Dedan Thomas Jr.

No. 9 – Houston Cougars
- Position: Point guard
- Conference: Big 12 Conference

Personal information
- Born: September 8, 2005 (age 20) Las Vegas, Nevada, U.S.
- Listed height: 6 ft 1 in (1.85 m)
- Listed weight: 180 lb (82 kg)

Career information
- High school: Liberty (Henderson, Nevada)
- College: UNLV (2023–2025); LSU (2025–2026); Houston (2026–present);

= Dedan Thomas Jr. =

American basketball player

Dedan Thomas Jr. (born September 8, 2005) is an American college basketball player for the Houston Cougars of the Big 12 Conference. He previously played for the UNLV Runnin' Rebels and LSU Tigers.

==Early life and high school==
Thomas Jr. attended Liberty High School in Henderson, Nevada.

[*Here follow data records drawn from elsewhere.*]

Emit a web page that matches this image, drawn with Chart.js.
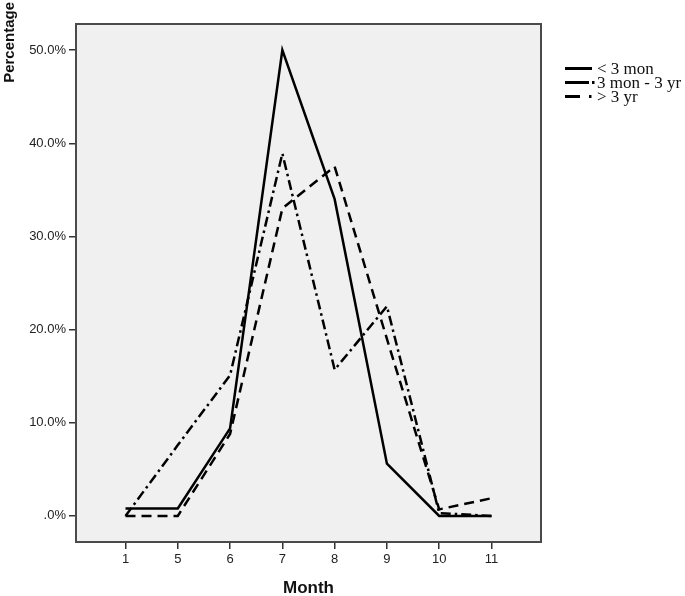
<!DOCTYPE html>
<html>
<head>
<meta charset="utf-8">
<script src="https://cdn.jsdelivr.net/npm/chart.js@4.4.1/dist/chart.umd.min.js"></script>
<style>
  html, body { margin: 0; padding: 0; background: #fff; }
  #wrap { width: 685px; height: 596px; }
</style>
</head>
<body>
<div id="wrap"><canvas id="monthChart" width="685" height="596"></canvas></div>
<script>
const months = ['1', '5', '6', '7', '8', '9', '10', '11'];
const under3mon = [0.8, 0.8, 9.4, 50.0, 34.0, 5.6, 0, 0];
const mon3to3yr = [0, 7.6, 15.1, 38.9, 15.7, 22.5, 0.3, 0];
const over3yr = [0, 0, 8.8, 33.0, 37.5, 19.0, 0.7, 1.9];
const yTicks = [0, 10, 20, 30, 40, 50];
const yTickLabels = ['.0%', '10.0%', '20.0%', '30.0%', '40.0%', '50.0%'];
const seriesNames = ['< 3 mon', '3 mon - 3 yr', '> 3 yr'];

// dash patterns: chart lines and the little legend samples
const lineDash = [[], [10, 4, 2.5, 4], [10, 6]];
const legendDash = [[], [24, 3, 2.5, 20], [15, 9, 2.5, 20]];

const toPoints = arr => arr.map((v, i) => ({ x: i, y: v }));

const ctx = document.getElementById('monthChart');

const MonthChart = new Chart(ctx, {
  type: 'line',
  data: {
    datasets: [under3mon, mon3to3yr, over3yr].map((arr, i) => ({
      label: seriesNames[i],
      data: toPoints(arr),
      borderColor: '#000',
      borderWidth: 2.5,
      borderDash: lineDash[i],
      pointRadius: 0,
      tension: 0,
      fill: false
    }))
  },
  plugins: [{
    id: 'spssLook',
    beforeDraw: (chart) => {
      const { ctx, chartArea: a } = chart;
      ctx.save();
      ctx.fillStyle = '#f0f0f0';
      ctx.fillRect(a.left, a.top, a.right - a.left, a.bottom - a.top);
      ctx.restore();
    },
    afterDraw: (chart) => {
      const { ctx, chartArea: a } = chart;
      ctx.save();
      // frame round the plot
      ctx.strokeStyle = '#4a4a4a';
      ctx.lineWidth = 2;
      ctx.strokeRect(a.left, a.top, a.right - a.left, a.bottom - a.top);

      // y axis title, reading upwards
      ctx.save();
      ctx.translate(10, 2);
      ctx.rotate(-Math.PI / 2);
      ctx.font = 'bold 15px "Liberation Sans", Arial, sans-serif';
      ctx.fillStyle = '#111';
      ctx.textAlign = 'right';
      ctx.textBaseline = 'middle';
      ctx.fillText('Percentage', 0, 0);
      ctx.restore();

      // legend
      const rows = [68.5, 82.5, 96.5];
      ctx.font = '17px "Liberation Serif", "Times New Roman", serif';
      ctx.textBaseline = 'middle';
      ctx.textAlign = 'left';
      seriesNames.forEach((name, i) => {
        ctx.strokeStyle = '#000';
        ctx.lineWidth = 3;
        ctx.setLineDash(legendDash[i]);
        ctx.beginPath();
        ctx.moveTo(565, rows[i]);
        ctx.lineTo(i === 0 ? 592 : 595, rows[i]);
        ctx.stroke();
        ctx.setLineDash([]);
        ctx.fillStyle = '#111';
        ctx.fillText(name, 597, rows[i] + 1);
      });
      ctx.restore();
    }
  }],
  options: {
    responsive: false,
    devicePixelRatio: 1,
    animation: false,
    layout: {
      padding: { top: 24, right: 144, left: 0, bottom: 0 }
    },
    plugins: {
      legend: { display: false },
      tooltip: { enabled: false }
    },
    scales: {
      x: {
        type: 'linear',
        min: -0.947,
        max: 7.947,
        afterBuildTicks: (s) => { s.ticks = months.map((m, i) => ({ value: i })); },
        afterFit: (s) => { s.height = 54; },
        ticks: {
          callback: (v) => months[v],
          color: '#222',
          font: { family: '"Liberation Sans", Arial, sans-serif', size: 13 },
          padding: 3,
          maxRotation: 0
        },
        grid: {
          drawOnChartArea: false,
          drawTicks: true,
          tickLength: 7,
          color: '#333',
          lineWidth: 1.5
        },
        border: { display: true, color: '#4a4a4a', width: 2 },
        title: {
          display: true,
          text: 'Month',
          color: '#111',
          font: { family: '"Liberation Sans", Arial, sans-serif', size: 17, weight: 'bold' },
          padding: { top: 8, bottom: -3 }
        }
      },
      y: {
        type: 'linear',
        min: -2.8,
        max: 52.8,
        afterBuildTicks: (s) => { s.ticks = yTicks.map(v => ({ value: v })); },
        afterFit: (s) => { s.width = 76; },
        ticks: {
          callback: (v) => yTickLabels[yTicks.indexOf(v)],
          color: '#222',
          font: { family: '"Liberation Sans", Arial, sans-serif', size: 13 },
          padding: 3
        },
        grid: {
          drawOnChartArea: false,
          drawTicks: true,
          tickLength: 7,
          color: '#333',
          lineWidth: 1.5
        },
        border: { display: true, color: '#4a4a4a', width: 2 }
      }
    }
  }
});
</script>
</body>
</html>
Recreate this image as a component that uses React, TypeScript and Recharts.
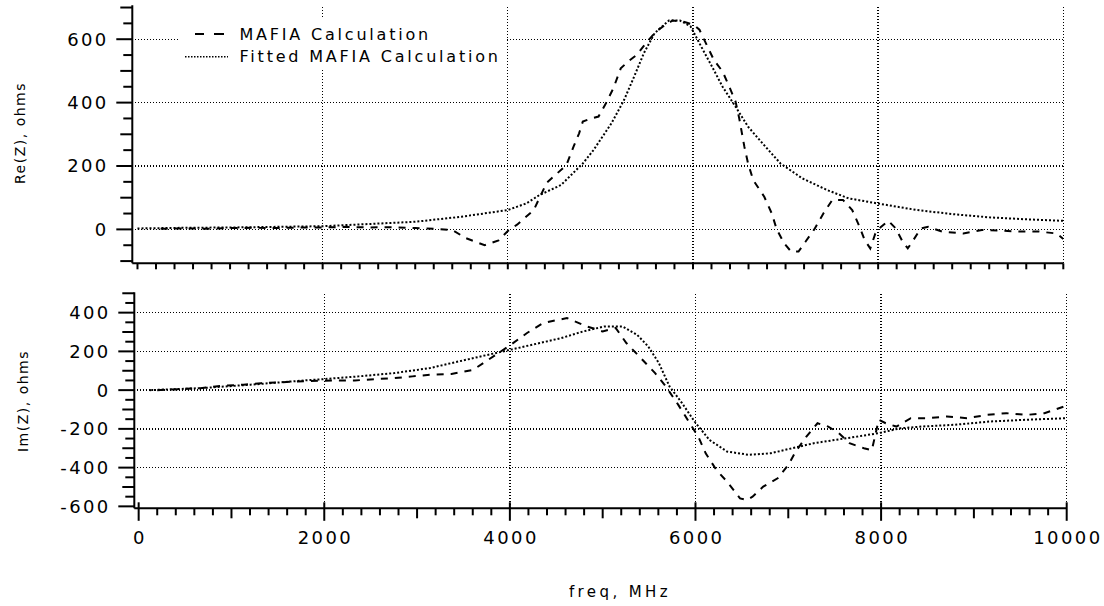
import React from 'react';
import { LineChart, Line, XAxis, YAxis, ReferenceLine, Label, Legend } from 'recharts';

// ---- Data ----
const reMafiaFreq = [250, 500, 750, 1000, 1250, 1500, 1750, 2000, 2250, 2500, 2750, 3000, 3200, 3400, 3550, 3750, 3900, 4000, 4100, 4280, 4420, 4633, 4710, 4770, 4810, 4900, 4980, 5060, 5140, 5220, 5300, 5390, 5490, 5600, 5700, 5780, 5900, 6010, 6070, 6130, 6225, 6320, 6400, 6460, 6500, 6555, 6595, 6650, 6770, 6850, 6905, 6985, 7060, 7140, 7215, 7310, 7410, 7505, 7620, 7720, 7800, 7855, 7915, 7970, 8030, 8110, 8190, 8265, 8320, 8380, 8460, 8540, 8690, 8920, 9120, 9310, 9550, 9740, 9930, 10000];
const reMafia = [2, 3, 2, 4, 5, 4, 6, 6, 8, 6, 7, 4, 2, -2, -28, -50, -35, -5, 15, 61, 147, 203, 261, 303, 340, 350, 356, 398, 445, 508, 530, 550, 587, 624, 645, 659, 655, 645, 630, 593, 535, 498, 445, 403, 350, 261, 208, 156, 103, 51, 0, -44, -70, -70, -39, 0, 51, 93, 93, 61, 8, -34, -60, -13, 8, 27, 3, -39, -60, -34, 3, 8, -7, -13, -2, -4, -7, -7, -13, -30];

const reFitFreq = [0, 500, 1000, 1500, 2000, 2500, 3000, 3500, 4000, 4200, 4340, 4575, 4810, 4925, 5120, 5255, 5350, 5470, 5585, 5740, 5860, 5975, 6070, 6205, 6320, 6460, 6595, 6750, 6945, 7180, 7450, 7680, 7990, 8420, 8810, 9200, 9585, 10000];
const reFit = [3, 5, 6, 8, 10, 17, 24, 40, 61, 82, 108, 140, 208, 250, 335, 408, 472, 556, 619, 659, 659, 640, 587, 514, 450, 387, 324, 272, 208, 161, 124, 98, 82, 61, 48, 38, 32, 27];

const imMafiaFreq = [200, 665, 900, 1130, 1320, 1515, 1710, 1940, 2135, 2330, 2560, 2755, 2950, 3140, 3370, 3605, 4010, 4185, 4360, 4615, 4830, 5000, 5140, 5255, 5410, 5565, 5680, 5815, 5915, 6030, 6110, 6225, 6340, 6480, 6555, 6615, 6730, 6885, 7000, 7080, 7195, 7315, 7430, 7545, 7660, 7815, 7900, 7975, 8050, 8165, 8320, 8500, 8710, 8925, 9140, 9350, 9565, 9760, 9975];
const imMafia = [0, 10, 22, 28, 36, 40, 45, 48, 50, 50, 57, 62, 71, 79, 83, 105, 234, 295, 347, 372, 329, 303, 321, 243, 166, 88, 19, -76, -153, -240, -326, -412, -472, -559, -567, -550, -498, -455, -386, -317, -240, -171, -188, -222, -274, -300, -310, -153, -171, -188, -145, -145, -136, -145, -128, -119, -128, -119, -84];

const imFitFreq = [120, 665, 1205, 1785, 2000, 2370, 2755, 3140, 3530, 4010, 4320, 4555, 4790, 5020, 5215, 5370, 5490, 5605, 5720, 5855, 5990, 6150, 6340, 6575, 6810, 7040, 7275, 7505, 7740, 7975, 8205, 8440, 8790, 9175, 9565, 9990];
const imFit = [0, 10, 28, 50, 57, 71, 88, 114, 157, 209, 243, 269, 303, 329, 329, 286, 226, 140, 19, -67, -162, -257, -317, -334, -326, -300, -274, -257, -240, -222, -197, -188, -179, -162, -153, -145];

// ---- Ticks / labels ----
const xTicks = Array.from({ length: 51 }, (_, i) => i * 200);
const xGrid = [2000, 4000, 6000, 8000, 10000];
const reYTicks = [-100, -50, 0, 50, 100, 150, 200, 250, 300, 350, 400, 450, 500, 550, 600, 650, 700];
const reYGrid = [0, 200, 400, 600];
const imYTicks = [-600, -550, -500, -450, -400, -350, -300, -250, -200, -150, -100, -50, 0, 50, 100, 150, 200, 250, 300, 350, 400, 450, 500];
const imYGrid = [-400, -200, 0, 200, 400];

const legendLabels = ['MAFIA Calculation', 'Fitted MAFIA Calculation'];
const reLabel = 'Re(Z), ohms';
const imLabel = 'Im(Z), ohms';
const xLabel = 'freq, MHz';

const zip = (f: number[], v: number[]) => f.map((x, i) => ({ f: x, v: v[i] }));
const reMafiaData = zip(reMafiaFreq, reMafia);
const reFitData = zip(reFitFreq, reFit);
const imMafiaData = zip(imMafiaFreq, imMafia);
const imFitData = zip(imFitFreq, imFit);

const FONT = '"DejaVu Sans", sans-serif';
const DASH = '7 7';
const DOT = '2 2';
const GRID = '1 2';

const XTickTop = (props: any) => {
  const { x, y } = props;
  return <line x1={x} x2={x} y1={y} y2={y + 6} stroke="#000" strokeWidth={2} />;
};

const XTickBottom = (props: any) => {
  const { x, y, payload } = props;
  const v = payload.value;
  const major = v % 2000 === 0;
  const medium = !major && v % 1000 === 0;
  const len = major ? 12.5 : medium ? 10 : 7;
  return (
    <g>
      <line x1={x} x2={x} y1={major ? y - 6 : y} y2={y + len} stroke="#000" strokeWidth={2} />
      {major && (
        <text x={x + 1.2} y={y + 36} textAnchor="middle" fontFamily={FONT} fontSize={18} letterSpacing={2.4} fill="#000">
          {v}
        </text>
      )}
    </g>
  );
};

const YTick = (props: any) => {
  const { x, y, payload } = props;
  const v = payload.value;
  const major = v % 200 === 0;
  const medium = !major && v % 100 === 0;
  const len = major ? 16 : medium ? 12 : 9;
  return (
    <g>
      <line x1={x - len} x2={x} y1={y} y2={y} stroke="#000" strokeWidth={2} />
      {major && (
        <text x={x - 26 + 2.4} y={y} dy="0.36em" textAnchor="end" fontFamily={FONT} fontSize={18} letterSpacing={2.4} fill="#000">
          {v}
        </text>
      )}
    </g>
  );
};

const renderLegend = () => (
  <svg width={328} height={51} style={{ display: 'block', background: '#fff' }}>
    <line x1={16} x2={25} y1={16} y2={16} stroke="#000" strokeWidth={2} />
    <line x1={35} x2={45} y1={16} y2={16} stroke="#000" strokeWidth={2} />
    <text x={60.5} y={16} dy="0.36em" fontFamily={FONT} fontSize={16} letterSpacing={2.8} fill="#000">{legendLabels[0]}</text>
    <line x1={6} x2={49} y1={38.7} y2={38.7} stroke="#000" strokeWidth={1.6} strokeDasharray="1.5 1.5" />
    <text x={60.5} y={38.7} dy="0.36em" fontFamily={FONT} fontSize={16} letterSpacing={2.8} fill="#000">{legendLabels[1]}</text>
  </svg>
);

export default function App() {
  return (
    <div style={{ position: 'absolute', left: 0, top: 0, width: 1104, height: 606, background: '#fff' }}>
      <div style={{ position: 'absolute', left: 0, top: 0 }}>
        <LineChart width={1104} height={290} margin={{ top: 5.3, right: 40.7, bottom: 6.7, left: 0 }}>
          <XAxis dataKey="f" type="number" domain={[-56, 10000]} ticks={xTicks} interval={0} allowDataOverflow
            tick={<XTickTop />} tickLine={false} tickSize={0} tickMargin={0} height={20}
            axisLine={{ stroke: '#000', strokeWidth: 2 }} />
          <YAxis type="number" domain={[-107, 707]} ticks={reYTicks} interval={0} allowDataOverflow width={132.3}
            tick={<YTick />} tickLine={false} tickSize={0} tickMargin={0}
            axisLine={{ stroke: '#000', strokeWidth: 2 }}>
            <Label content={() => (
              <text x={20} y={133} transform="rotate(-90, 20, 133)" textAnchor="middle" dominantBaseline="central"
                fontFamily={FONT} fontSize={14} letterSpacing={1.5} fill="#000">{reLabel}</text>
            )} />
          </YAxis>
          {reYGrid.map((v) => (
            <ReferenceLine key={'ry' + v} y={v} stroke="#000" strokeWidth={1.3} strokeDasharray={GRID} shapeRendering="crispEdges" />
          ))}
          {xGrid.map((v) => (
            <ReferenceLine key={'rx' + v} x={v} stroke="#000" strokeWidth={1.3} strokeDasharray={GRID} shapeRendering="crispEdges" />
          ))}
          <Line data={reFitData} dataKey="v" type="linear" stroke="#000" strokeWidth={2} strokeDasharray={DOT}
            dot={false} activeDot={false} isAnimationActive={false} name={legendLabels[1]} />
          <Line data={reMafiaData} dataKey="v" type="linear" stroke="#000" strokeWidth={2} strokeDasharray={DASH}
            dot={false} activeDot={false} isAnimationActive={false} name={legendLabels[0]} />
          <Legend content={renderLegend} layout="vertical" verticalAlign="middle" align="center"
            wrapperStyle={{ position: 'absolute', left: 179, top: 18, width: 328, height: 51, background: '#fff' }} />
        </LineChart>
      </div>
      <div style={{ position: 'absolute', left: 0, top: 280 }}>
        <LineChart width={1104} height={326} margin={{ top: 12.3, right: 37.3, bottom: 37.7, left: 0 }}>
          <XAxis dataKey="f" type="number" domain={[-47, 10000]} ticks={xTicks} interval={0} allowDataOverflow
            tick={<XTickBottom />} tickLine={false} tickSize={0} tickMargin={0} height={60}
            axisLine={{ stroke: '#000', strokeWidth: 2 }}>
            <Label content={() => (
              <text x={620} y={316.5} textAnchor="middle" fontFamily={FONT} fontSize={15} letterSpacing={3.4} fill="#000">{xLabel}</text>
            )} />
          </XAxis>
          <YAxis type="number" domain={[-610, 505]} ticks={imYTicks} interval={0} allowDataOverflow width={134.3}
            tick={<YTick />} tickLine={false} tickSize={0} tickMargin={0}
            axisLine={{ stroke: '#000', strokeWidth: 2 }}>
            <Label content={() => (
              <text x={23} y={121} transform="rotate(-90, 23, 121)" textAnchor="middle" dominantBaseline="central"
                fontFamily={FONT} fontSize={14} letterSpacing={1.5} fill="#000">{imLabel}</text>
            )} />
          </YAxis>
          {imYGrid.map((v) => (
            <ReferenceLine key={'iy' + v} y={v} stroke="#000" strokeWidth={1.3} strokeDasharray={GRID} shapeRendering="crispEdges" />
          ))}
          {xGrid.map((v) => (
            <ReferenceLine key={'ix' + v} x={v} stroke="#000" strokeWidth={1.3} strokeDasharray={GRID} shapeRendering="crispEdges" />
          ))}
          <Line data={imFitData} dataKey="v" type="linear" stroke="#000" strokeWidth={2} strokeDasharray={DOT}
            dot={false} activeDot={false} isAnimationActive={false} />
          <Line data={imMafiaData} dataKey="v" type="linear" stroke="#000" strokeWidth={2} strokeDasharray={DASH}
            dot={false} activeDot={false} isAnimationActive={false} />
        </LineChart>
      </div>
    </div>
  );
}
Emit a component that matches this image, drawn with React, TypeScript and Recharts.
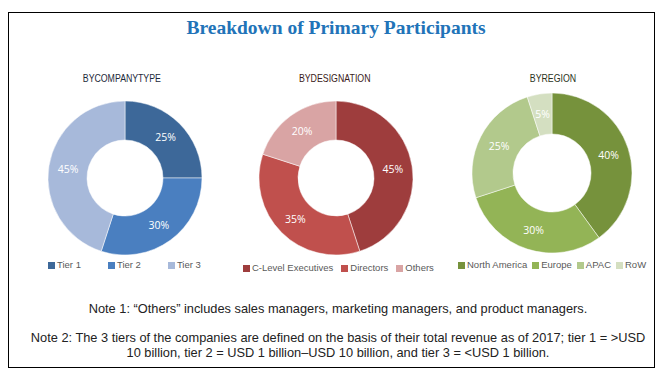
import React from 'react';
import { PieChart, Pie, Cell } from 'recharts';

const companyTypes = ['Tier 1', 'Tier 2', 'Tier 3'];
const companyShares = [25, 30, 45];
const companyColors = ['#3d6899', '#4a7fc0', '#a7b9da'];

const designations = ['C-Level Executives', 'Directors', 'Others'];
const designationShares = [45, 35, 20];
const designationColors = ['#9e3d3d', '#c0504d', '#d9a4a4'];

const regions = ['North America', 'Europe', 'APAC', 'RoW'];
const regionShares = [40, 30, 25, 5];
const regionColors = ['#76923c', '#93b456', '#b2c98c', '#d4dfc1'];

const subtitles = ['BY COMPANY TYPE', 'BY DESIGNATION', 'BY REGION'];
const subtitleColors = ['#1c2a3a', '#3b1a1a', '#2b331c'];

const titleText = 'Breakdown of Primary Participants';
const note1 = 'Note 1: \u201cOthers\u201d includes sales managers, marketing managers, and product managers.';
const note2a = 'Note 2: The 3 tiers of the companies are defined on the basis of their total revenue as of 2017; tier 1 = >USD';
const note2b = '10 billion, tier 2 = USD 1 billion\u2013USD 10 billion, and tier 3 = <USD 1 billion.';

const RAD = Math.PI / 180;

const build = (names: string[], values: number[]) =>
  names.map((name, i) => ({ name, value: values[i] }));

const renderLabel = (props: any) => {
  const { cx, cy, midAngle, innerRadius, outerRadius, value } = props;
  const r = (innerRadius + outerRadius) / 2;
  const x = cx + r * Math.cos(-midAngle * RAD);
  const y = cy + r * Math.sin(-midAngle * RAD);
  return (
    <text
      x={x}
      y={y}
      fill="#ffffff"
      textAnchor="middle"
      dominantBaseline="central"
      fontSize={10.5}
      fontFamily="'Open Sans', sans-serif"
    >
      {value}%
    </text>
  );
};

const LegendRow = ({ names, colors, left, top, gap }: { names: string[]; colors: string[]; left: number; top: number; gap: number }) => (
  <div
    style={{
      position: 'absolute',
      left,
      top,
      display: 'flex',
      alignItems: 'center',
      gap,
      fontFamily: "'Liberation Sans', Arial, sans-serif",
      fontSize: 9.5,
      color: '#595959',
      whiteSpace: 'nowrap',
      lineHeight: '12px',
    }}
  >
    {names.map((n, i) => (
      <div key={n} style={{ display: 'flex', alignItems: 'center' }}>
        <span style={{ display: 'inline-block', width: 7, height: 7, background: colors[i], marginRight: 2 }} />
        <span>{n}</span>
      </div>
    ))}
  </div>
);

const donuts = [
  { data: build(companyTypes, companyShares), colors: companyColors, cx: 120, cy: 173, ir: 38, or: 77 },
  { data: build(designations, designationShares), colors: designationColors, cx: 331, cy: 173, ir: 38, or: 77 },
  { data: build(regions, regionShares), colors: regionColors, cx: 547, cy: 168, ir: 39, or: 80 },
];

const subtitleX = [122, 335, 553];

export default function App() {
  return (
    <div style={{ position: 'absolute', left: 0, top: 0, width: 672, height: 387, background: '#fff', overflow: 'hidden' }}>
      <div
        style={{
          position: 'absolute',
          left: 8,
          top: 12,
          width: 647,
          height: 356,
          border: '1.5px solid #000',
          boxSizing: 'border-box',
        }}
      />
      <div
        style={{
          position: 'absolute',
          left: 0,
          width: 672,
          top: 16,
          textAlign: 'center',
          fontFamily: "'Liberation Serif', 'Times New Roman', serif",
          fontWeight: 'bold',
          fontSize: 19.5,
          color: '#2173b8',
          lineHeight: '24px',
        }}
      >
        {titleText}
      </div>
      {subtitles.map((s, i) => (
        <div
          key={s}
          style={{
            position: 'absolute',
            left: subtitleX[i] - 80,
            width: 160,
            top: 71,
            textAlign: 'center',
            lineHeight: '12px',
          }}
        >
          <span
            style={{
              display: 'inline-block',
              transform: 'scaleX(0.8)',
              fontFamily: "'Liberation Sans', Arial, sans-serif",
              fontSize: 11,
              wordSpacing: -3,
              color: subtitleColors[i],
            }}
          >
            {s}
          </span>
        </div>
      ))}
      <div style={{ position: 'absolute', left: 0, top: 0 }}>
        <PieChart width={672} height={300}>
          {donuts.map((d, k) => (
            <Pie
              key={k}
              data={d.data}
              dataKey="value"
              nameKey="name"
              cx={d.cx}
              cy={d.cy}
              innerRadius={d.ir}
              outerRadius={d.or}
              startAngle={90}
              endAngle={-270}
              stroke="#ffffff"
              strokeWidth={0.5}
              label={renderLabel}
              labelLine={false}
              isAnimationActive={false}
            >
              {d.data.map((_, i) => (
                <Cell key={i} fill={d.colors[i]} />
              ))}
            </Pie>
          ))}
        </PieChart>
      </div>
      <LegendRow names={companyTypes} colors={companyColors} left={48} top={259} gap={27} />
      <LegendRow names={designations} colors={designationColors} left={243} top={262} gap={8} />
      <LegendRow names={regions} colors={regionColors} left={458} top={259} gap={5} />
      <div
        style={{
          position: 'absolute',
          left: 0,
          width: 676,
          top: 301,
          textAlign: 'center',
          fontFamily: "'Liberation Sans', Arial, sans-serif",
          fontSize: 12.8,
          color: '#222',
          lineHeight: '15px',
          whiteSpace: 'nowrap',
        }}
      >
        {note1}
      </div>
      <div
        style={{
          position: 'absolute',
          left: 0,
          width: 676,
          top: 330,
          textAlign: 'center',
          fontFamily: "'Liberation Sans', Arial, sans-serif",
          fontSize: 12.8,
          color: '#222',
          lineHeight: '15px',
          whiteSpace: 'nowrap',
        }}
      >
        {note2a}
        <br />
        {note2b}
      </div>
    </div>
  );
}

As a junior, he averaged 22.8 points, 5.1 assists, and 1.2 steals per game and was named the Nevada Gatorade Player of the Year. Coming out of high school, Thomas Jr. was rated as a four-star recruit and committed to play college basketball for the UNLV Runnin' Rebels.

==College career==
Heading into his freshman season, Thomas Jr. became the team's starting point guard. On December 13, 2023, he recorded 16 points, nine assists and six rebounds in an upset win over #8 Creighton. Thomas Jr. finished his freshman season in 2023-24, starting in 34 games, where he averaged 13.6 points and 5.1 assists per game. On November 23, 2024, he recorded 22 points, five rebounds, and four assists in a win over New Mexico State. On January 18, 2025, Thomas Jr. posted 19 points and five assists in a victory against San Diego State. He missed the final seven games of the season due to a shoulder injury. Thomas Jr. finished the 2024-25 season making 26 starts, where he averaged 15.6 points and 4.7 assists per game. After the season, he entered his name into the NCAA transfer portal.

Thomas Jr. transferred to LSU. He averaged 15.3 points, 6.5 assists, and 2.7 rebounds per game in 16 games but suffered a left foot injury that required season-ending surgery. Following the season Thomas Jr. transferred to Houston.

==Personal life==
He is son of former star UNLV basketball player Dedan Thomas Sr.